What to Fix on the Listing (Same Levers as Rufus, Different Payoff)
Prompts draw on detail pages, Brand Store, and campaign signals. A concise optimization checklist:
- Facts above fluff — dimensions, materials, compatibility, use cases. Models and shoppers both punish vagueness.
- Structured bullets — each bullet answers one buyer question; avoid repeating the title.
- A+ / Premium A+ — use modules that carry hard information (charts, comparisons, specs), not only lifestyle tiles.
- Brand Store — category and story pages should reinforce consistent terminology so prompts do not paraphrase your product five different ways.
- Reviews and Q&A — gaps here become negative training signal when prompts summarize sentiment.
This is not keyword stuffing for a 2015 algorithm. It is information density for AI-mediated discovery—organic and paid.
API and Automation
Amazon notes API access for reviewing and managing prompts. If your agency runs custom reporting, add Prompts exports to your ETL alongside Search Term and Placement reports so you can model incrementality over time (especially around the GA billing transition).
What to Do This Week
- Run your first Prompts report for the last 30 days (or since you had meaningful traffic).
- Sort by spend — identify the top 10 prompt rows by cost.
- For each high-spend row, open the PDP and ask: “If I knew nothing about this SKU, does the first screen answer what this prompt implies?”
- Pause chronic losers if controls are available and policy-safe.

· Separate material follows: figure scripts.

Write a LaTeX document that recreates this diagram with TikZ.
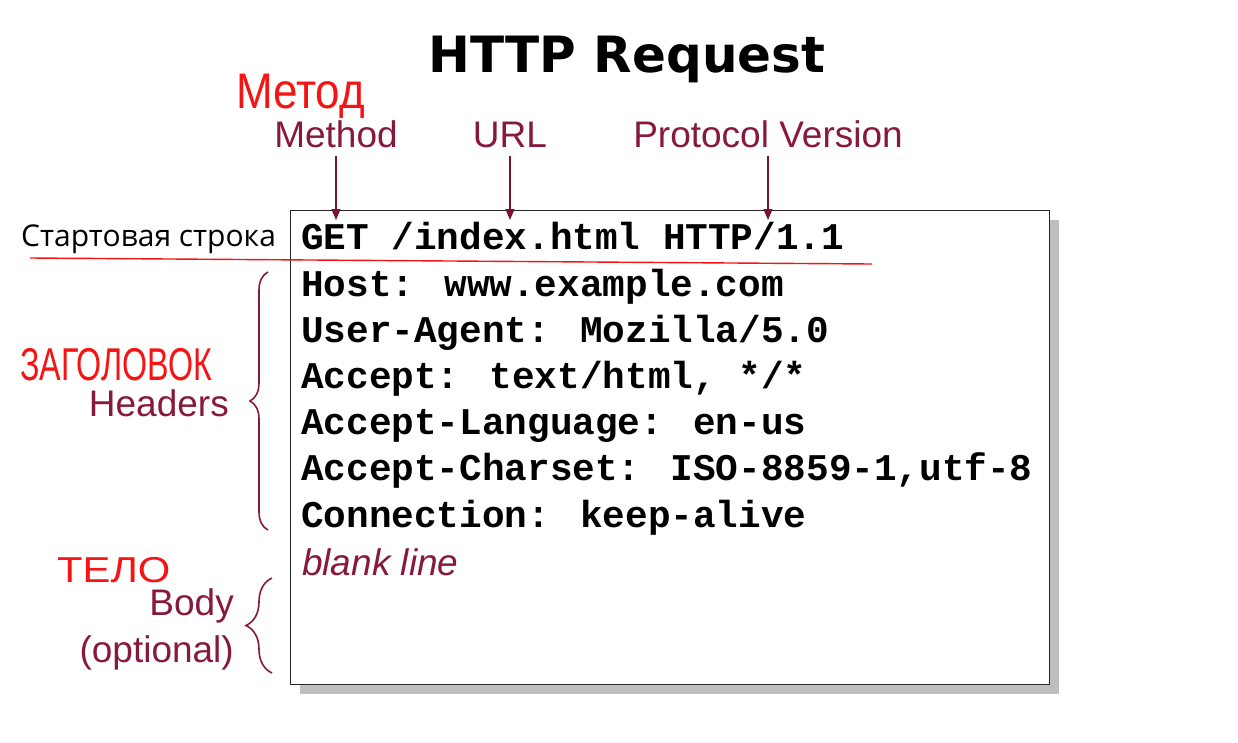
\documentclass[tikz,border=0pt]{standalone}
\usepackage{fontspec}
\setmainfont{Liberation Sans}
\newfontfamily\monof{Liberation Mono}
\newfontfamily\titlef{DejaVu Sans}
\newfontfamily\ruf{Open Sans}
\usetikzlibrary{arrows.meta,decorations.pathreplacing}
\definecolor{lab}{RGB}{135,25,60}
\definecolor{arrc}{RGB}{120,20,50}
\definecolor{hand}{RGB}{245,20,20}
\definecolor{shadowg}{RGB}{190,190,190}
\tikzset{
  labtext/.style={text=lab, font=\fontsize{37}{44}\selectfont, inner sep=0pt},
  monoline/.style={font=\monof\bfseries\fontsize{37.7}{46}\selectfont, inner sep=0pt, anchor=base west},
  handtext/.style={text=hand, inner sep=0pt, anchor=base west},
  pointer/.style={draw=arrc, line width=1.3pt, -{Triangle[length=11pt,width=9pt]}, shorten <=8pt},
  bracestyle/.style={draw=lab, line width=1.6pt, decorate, decoration={brace, amplitude=#1}},
}
\begin{document}
\begin{tikzpicture}[x=1pt,y=-1pt]
\useasboundingbox (0,0) rectangle (1238,742);
% box with shadow
\node (shadow) [fill=shadowg, minimum width=759pt, minimum height=474pt, inner sep=0pt, anchor=north west] at (300,220) {};
\node (box) [draw=black!85, line width=1.1pt, fill=white, minimum width=759pt, minimum height=474pt, inner sep=0pt, anchor=north west] at (290,210) {};
% title
\node (title) [font=\titlef\bfseries\fontsize{50}{60}\selectfont, anchor=base, inner sep=0pt] at (627,72) {HTTP Request};
% top labels
\node (method) [labtext, anchor=base] at (336,147) {Method};
\node (url) [labtext, anchor=base] at (510,147) {URL};
\node (proto) [labtext, anchor=base] at (768,147) {Protocol Version};
\coordinate (mtip) at (336,220);
\coordinate (utip) at (510,220);
\coordinate (ptip) at (768,220);
\draw[pointer] (method.south) -- (mtip);
\draw[pointer] (url.south) -- (utip);
\draw[pointer] (proto.south) -- (ptip);
% request lines
\node (l1) [monoline] at (301,249) {GET /index.html HTTP/1.1};
\node (l2) [monoline] at (301,296) {Host: www.example.com};
\node (l3) [monoline] at (301,342) {User-Agent: Mozilla/5.0};
\node (l4) [monoline] at (301,388.5) {Accept: text/html, */*};
\node (l5) [monoline] at (301,434.5) {Accept-Language: en-us};
\node (l6) [monoline] at (301,480.5) {Accept-Charset: ISO-8859-1,utf-8};
\node (l7) [monoline] at (301,527) {Connection: keep-alive};
\node (blank) [labtext, font=\itshape\fontsize{37}{44}\selectfont, anchor=base west] at (302,575) {blank line};
% start line annotation
\node (start) [font=\ruf\fontsize{30}{36}\selectfont, anchor=base west, inner sep=0pt] at (21,246) {Стартовая строка};
\coordinate (ulA) at (30,258);
\coordinate (ulB) at (872,264);
\draw[hand, line width=1.4pt] (ulA) -- (ulB);
% headers
\node (headers) [labtext, anchor=base east] at (229,416) {Headers};
\coordinate (hb1) at (268,530);
\coordinate (hb2) at (268,272);
\draw[bracestyle=18pt] (hb1) -- (hb2);
% body
\node (body) [labtext, anchor=base east] at (234,615) {Body};
\node (optional) [labtext, anchor=base east] at (234,662) {(optional)};
\coordinate (bb1) at (272,673);
\coordinate (bb2) at (272,578);
\draw[bracestyle=26pt] (bb1) -- (bb2);
% handwritten notes
\node (metod) [handtext, font=\fontsize{50}{58}\selectfont, xscale=0.88] at (236,108) {Метод};
\node (zag) [handtext, font=\fontsize{46}{54}\selectfont, xscale=0.7] at (20,380) {ЗАГОЛОВОК};
\node (telo) [handtext, font=\fontsize{36}{44}\selectfont, xscale=1.16] at (57,582) {ТЕЛО};
\end{tikzpicture}
\end{document}
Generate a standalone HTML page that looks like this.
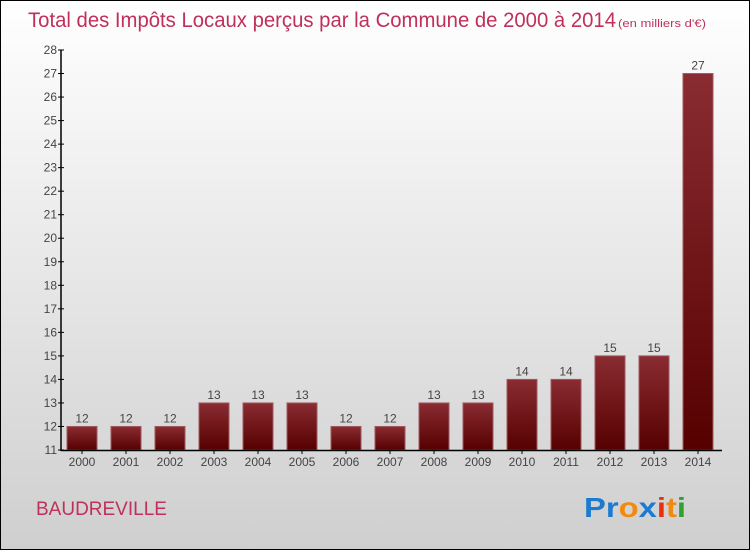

- Re-check ACOS on parent campaigns after March 2026 GA if you were in beta—your true CPC floor may have changed.
Bottom Line
The Prompts report is Amazon’s acknowledgment that AI-surfaced copy is now a measurable ad surface. Sellers who treat it like “just another placement” will misread the data; sellers who connect prompt text → PDP truth → conversion will use it like search-term mining for the Rufus era.
Official reference: Sponsored Products prompts and Sponsored Brands prompts (Amazon Ads, March 2026).